When asked if he felt closer to an end to the shutdown now than a month ago, he said, ‘Yes.’

‘I was hoping we’d break the logjam this week, and if we don’t get it done this week,’ Hoeven said, ‘I’m sure hoping it gets done next week.’

However, the conversations have not yet evolved into high-level talks with Republican and Democratic leadership, nor have they made their way into the Oval Office.

Thune noted earlier in the week that President Donald Trump offered to speak with Senate Minority Leader Chuck Schumer, D-N.Y., and House Minority Leader Hakeem Jeffries, D-N.Y., next week — only after the government reopens.

‘They always say, ‘Do it later, do it later,’’ Schumer said. ‘Later, to quote Martin Luther King Jr., and his letter from the Birmingham Jail, means never.’

And Trump, for many Senate Democrats, will be a key player in how the shutdown ends. They argue that his input is inevitably the end-all-be-all for an agreement Republicans might concoct on the Hill.

‘Ultimately, you need him,’ Sen. Chris Murphy, D-Conn., said. ‘I mean, this is — they’re not going to move until Trump tells them to move. So until you hear something real from Donald Trump, it doesn’t feel like anything is real.’
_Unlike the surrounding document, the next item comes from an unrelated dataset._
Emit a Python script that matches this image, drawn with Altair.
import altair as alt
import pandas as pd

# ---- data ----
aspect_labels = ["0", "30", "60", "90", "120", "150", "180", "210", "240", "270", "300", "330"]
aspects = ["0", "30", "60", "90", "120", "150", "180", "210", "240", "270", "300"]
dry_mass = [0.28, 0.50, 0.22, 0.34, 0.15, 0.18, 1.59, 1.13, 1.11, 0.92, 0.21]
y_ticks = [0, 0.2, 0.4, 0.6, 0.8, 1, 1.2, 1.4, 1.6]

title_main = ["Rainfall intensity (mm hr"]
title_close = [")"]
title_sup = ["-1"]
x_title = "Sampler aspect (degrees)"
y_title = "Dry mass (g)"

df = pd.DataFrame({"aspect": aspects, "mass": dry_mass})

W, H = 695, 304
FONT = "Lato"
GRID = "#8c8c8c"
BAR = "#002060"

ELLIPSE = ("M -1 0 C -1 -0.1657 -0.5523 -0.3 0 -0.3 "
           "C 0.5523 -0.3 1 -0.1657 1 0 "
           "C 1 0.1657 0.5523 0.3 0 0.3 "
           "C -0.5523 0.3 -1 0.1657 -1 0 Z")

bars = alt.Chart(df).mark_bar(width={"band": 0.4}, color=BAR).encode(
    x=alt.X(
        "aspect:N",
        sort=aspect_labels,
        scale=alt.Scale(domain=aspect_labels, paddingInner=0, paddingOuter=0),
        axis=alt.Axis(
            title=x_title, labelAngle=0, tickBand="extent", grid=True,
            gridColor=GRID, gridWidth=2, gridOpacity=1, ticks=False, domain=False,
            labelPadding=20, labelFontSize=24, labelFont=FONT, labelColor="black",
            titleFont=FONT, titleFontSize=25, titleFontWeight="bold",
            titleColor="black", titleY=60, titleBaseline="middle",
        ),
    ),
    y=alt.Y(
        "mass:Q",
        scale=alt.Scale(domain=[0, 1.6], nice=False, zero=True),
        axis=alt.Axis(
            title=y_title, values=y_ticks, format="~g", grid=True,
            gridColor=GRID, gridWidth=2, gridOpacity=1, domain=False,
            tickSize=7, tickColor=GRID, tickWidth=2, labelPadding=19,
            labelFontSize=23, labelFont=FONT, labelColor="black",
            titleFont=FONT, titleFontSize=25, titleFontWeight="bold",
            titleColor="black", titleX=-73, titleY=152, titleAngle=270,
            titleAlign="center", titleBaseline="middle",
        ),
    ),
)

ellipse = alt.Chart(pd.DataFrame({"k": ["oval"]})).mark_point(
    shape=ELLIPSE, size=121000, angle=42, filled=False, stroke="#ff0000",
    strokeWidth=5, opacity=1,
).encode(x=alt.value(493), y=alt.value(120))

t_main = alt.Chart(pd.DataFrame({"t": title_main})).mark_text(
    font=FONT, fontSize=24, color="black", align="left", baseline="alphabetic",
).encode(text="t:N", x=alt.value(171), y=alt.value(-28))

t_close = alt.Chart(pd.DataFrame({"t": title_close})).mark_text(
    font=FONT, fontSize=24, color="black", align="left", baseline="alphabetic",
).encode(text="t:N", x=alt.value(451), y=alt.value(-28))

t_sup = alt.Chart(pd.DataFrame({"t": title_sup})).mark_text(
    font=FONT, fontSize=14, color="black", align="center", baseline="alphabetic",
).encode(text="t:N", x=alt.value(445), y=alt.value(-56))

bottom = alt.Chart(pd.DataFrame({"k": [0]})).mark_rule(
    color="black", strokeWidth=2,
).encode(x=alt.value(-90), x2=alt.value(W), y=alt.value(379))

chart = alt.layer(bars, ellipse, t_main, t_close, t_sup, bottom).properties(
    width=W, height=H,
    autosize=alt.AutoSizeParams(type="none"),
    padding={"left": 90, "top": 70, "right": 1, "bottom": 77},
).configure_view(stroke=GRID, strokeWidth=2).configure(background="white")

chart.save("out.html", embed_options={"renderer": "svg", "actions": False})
And Republicans view that the only true way that the shutdown ends is if Schumer unlocks the votes needed to break the filibuster threshold in the Senate, or if a handful of Senate Democrats defect.

‘Well, I don’t know what else to do,’ Sen. John Kennedy, R-La., said. ‘I voted 13 times to open the government up. Most of my colleagues have, I think probably the shutdown is not going to end until my friend, Senator Schumer, takes his ego out back and shoots it.’

Still, lawmakers believe that talks are good and need to continue in order for the off-ramp out of the shutdown to be finished.

That, plus the added pressure of food benefits running dry for millions, federal workers going without pay and flights getting delayed or canceled, could see both sides move closer toward the middle.

‘There’s talks about talks,’ Sen. Lisa Murkowski, R-Alaska, said. ‘But we need talks to yield results, right?’

When asked if there had been any progress, Murkowski said, ‘I’ll go check,’ before the senators-only elevator door slid shut. Lawmakers left town for the weekend shortly after.